The second thing was a more personal reaction against what I saw as hypocrisy. Toward the beginning of Connie's visits to the future, she is introduced to the concept of interspecies sign languages, which have apparently been developed for use between humans and most animals they come into contact with regularly, from cats to cows. Connie asks if they talk to cows before killing them, and Luciente explains that being fairly self-sufficient in their plant production, they don't eat much meat, and when they do it's only for specific occasions and they tell the herd what they are doing. This suggests a certain level of intelligence in animals, and a near-equal respect for human and animal life. As a vegan, this thrilled me. I was later disappointed to find that in nearly every meal afterward, some meat was being eaten (sometimes several different types of meat!), and the killing of animals is treated pretty lightly. This and many other unrelated things told me that this ideal society was not without its contradictions and was still growing. I suppose I can appreciate the realism of that.

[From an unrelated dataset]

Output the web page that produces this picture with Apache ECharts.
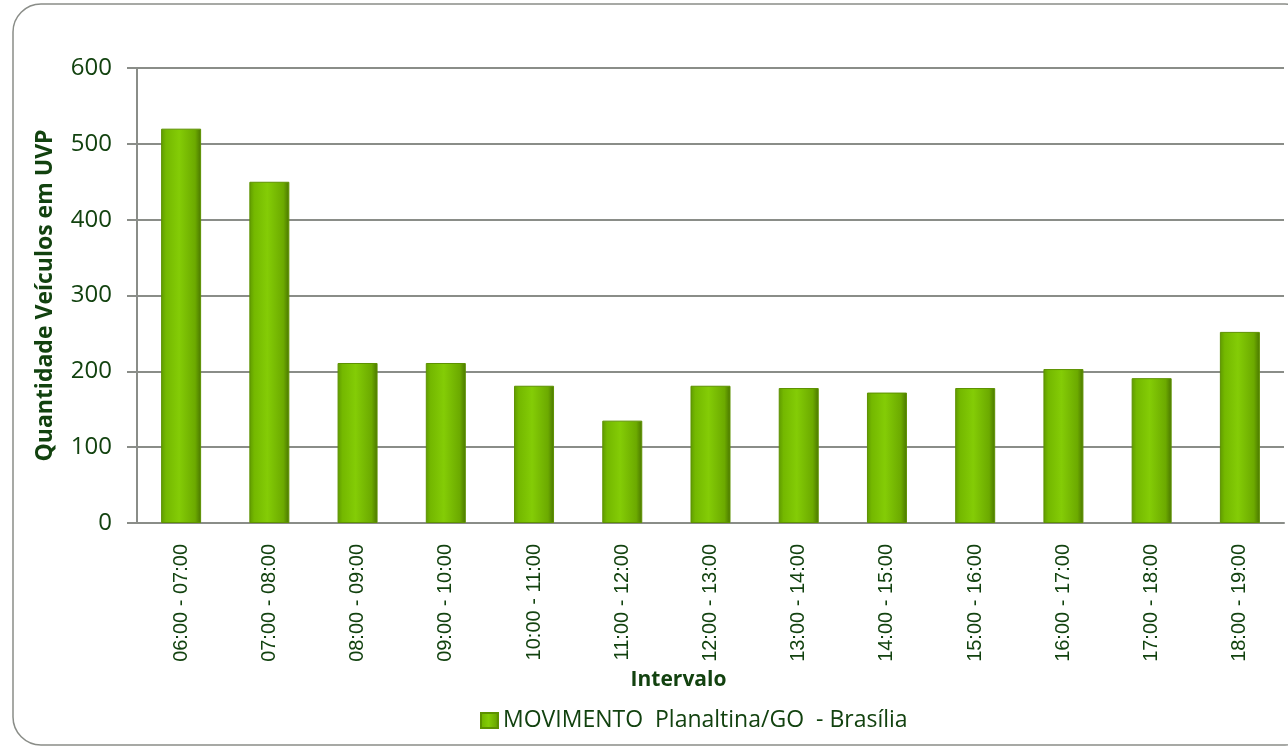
<!DOCTYPE html>
<html>
<head>
<meta charset="utf-8">
<script src="https://cdn.jsdelivr.net/npm/echarts@6/dist/echarts.min.js"></script>
<style>
  html, body { margin: 0; padding: 0; background: #fff; }
  #main { width: 1288px; height: 750px; }
</style>
</head>
<body>
<div id="main"></div>
<script>
// dados
var intervalos = ['06:00 - 07:00', '07:00 - 08:00', '08:00 - 09:00', '09:00 - 10:00',
  '10:00 - 11:00', '11:00 - 12:00', '12:00 - 13:00', '13:00 - 14:00', '14:00 - 15:00',
  '15:00 - 16:00', '16:00 - 17:00', '17:00 - 18:00', '18:00 - 19:00'];
var movimento = [520, 450, 211, 211, 181, 135, 181, 178, 172, 178, 203, 191, 252];
var nomeSerie = 'MOVIMENTO  Planaltina/GO  - Brasília';

var verdeTexto = '#12420f';

var barGradient = new echarts.graphic.LinearGradient(0, 0, 1, 0, [
  { offset: 0, color: '#5f9a00' },
  { offset: 0.12, color: '#74b800' },
  { offset: 0.45, color: '#84cc06' },
  { offset: 0.85, color: '#6caa00' },
  { offset: 1, color: '#4a7600' }
]);

var myChart = echarts.init(document.getElementById('main'));
myChart.setOption({
  animation: false,
  backgroundColor: '#fff',
  graphic: [{
    type: 'rect',
    shape: { x: 13, y: 4, width: 1300, height: 741, r: 28 },
    style: { fill: 'none', stroke: '#8a8d88', lineWidth: 1.5 },
    silent: true
  }],
  grid: { left: 137, right: 4, top: 68, bottom: 227 },
  legend: {
    top: 704,
    left: 475,
    icon: 'rect',
    itemWidth: 17,
    itemHeight: 15,
    itemGap: 6,
    textStyle: { color: verdeTexto, fontSize: 23, fontFamily: 'Open Sans' },
    data: [nomeSerie]
  },
  xAxis: {
    type: 'category',
    data: intervalos,
    name: 'Intervalo',
    nameLocation: 'middle',
    nameGap: 143,
    nameTextStyle: {
      color: verdeTexto, fontSize: 21, fontWeight: 'bold', fontFamily: 'Open Sans',
      padding: [0, 64, 0, 0]
    },
    axisLine: { lineStyle: { color: '#8a8d88', width: 2 } },
    axisTick: { length: 7, lineStyle: { color: '#8a8d88', width: 2 } },
    axisLabel: {
      rotate: 90,
      interval: 0,
      margin: 21,
      color: verdeTexto,
      fontSize: 20,
      fontFamily: 'Liberation Sans'
    }
  },
  yAxis: {
    type: 'value',
    min: 0,
    max: 600,
    interval: 100,
    name: 'Quantidade Veículos em UVP',
    nameLocation: 'middle',
    nameGap: 80,
    nameTextStyle: { color: verdeTexto, fontSize: 23, fontWeight: 'bold', fontFamily: 'Open Sans' },
    axisLine: { show: true, lineStyle: { color: '#8a8d88', width: 2 } },
    axisTick: { show: true, length: 10, lineStyle: { color: '#8a8d88', width: 2 } },
    axisLabel: { color: verdeTexto, fontSize: 24, margin: 25, fontFamily: 'Open Sans' },
    splitLine: { lineStyle: { color: '#8a8d88', width: 2 } }
  },
  series: [{
    name: nomeSerie,
    type: 'bar',
    data: movimento,
    barWidth: 40,
    itemStyle: {
      color: barGradient,
      borderColor: '#5d9100',
      borderWidth: 1
    }
  }]
});
</script>
</body>
</html>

Speaking of realism, there was one more thing I struggled with. I know that some people are born into lives where hardly anyone they encounter will show kindness toward them. But to have so many people treat Connie like dirt, like something less than human, made it hard for me to fully connect with the world this story is set in. I've always thought that a good antagonist or villain should show some glimmer of goodness, of humanity, because otherwise they are not really a character. These doctors and nurses barely felt like characters to me for that reason, despite small details being thrown around about their personal lives. Perhaps this shows my privilege more than anything else, but the behavior of all the staff at the mental hospital seemed so hard to fathom. The only kind of perspective I could put it in was to remember that human beings ran the death camps of the holocaust as well, so once a person is categorized as less than human, there is no limit to how much one's empathy toward them can be removed.

I have barely mentioned any of the characters from the future, and that is not for lack of good ones! On the contrary, Connie meets so many people, all distinct, that if I started describing a few I would end up having to talk about too many. There is so much packed into this book—explorations of social conditions, economic conditions, concepts of family, grieving, coming of age, attachment, patriarchy… the list goes on. It all feels natural in the context of Connie comparing the future she visits with her hellish present. She has to process her feelings on who she is in relation to this future, and how she has lived her life fighting for things which everyone either has or does not need in the future possible world… because it is only one possible world, and depending on her choices in the present it may not come to exist.

I could go on about this book for pages and pages. An entire college course could be built around this book, there is so much that it touches on. On the acknowledgements page, we find out that Piercy did a lot of hands-on research, talking to people who have been in mental institutions, and even sneaking in to some places to get a firsthand look. Knowing that much of the darkness in this book is based on reality makes it very difficult to read in places. There are moments of Connie's life that are so low I felt ashamed reading them, and yet people have lived through as bad or worse. I grew to respect both the author and Connie as a character, for coming through with some dignity, some perspective still. But the message of this book that is most piercing perhaps is how society creates its own enemies, its own insanity, either as tools to play out the power of the arrogant or else by fearing differences to the point of calling difference a disease.

I will be thinking about this book for a long time. I suspect it will haunt me, both the darkness of Connie's present and the light of the future imagined. Although I wouldn't recommend it for everyone (I found some moments slightly traumatic, and there was too much sex for my taste), it is an important book which should be talked about much more than it is.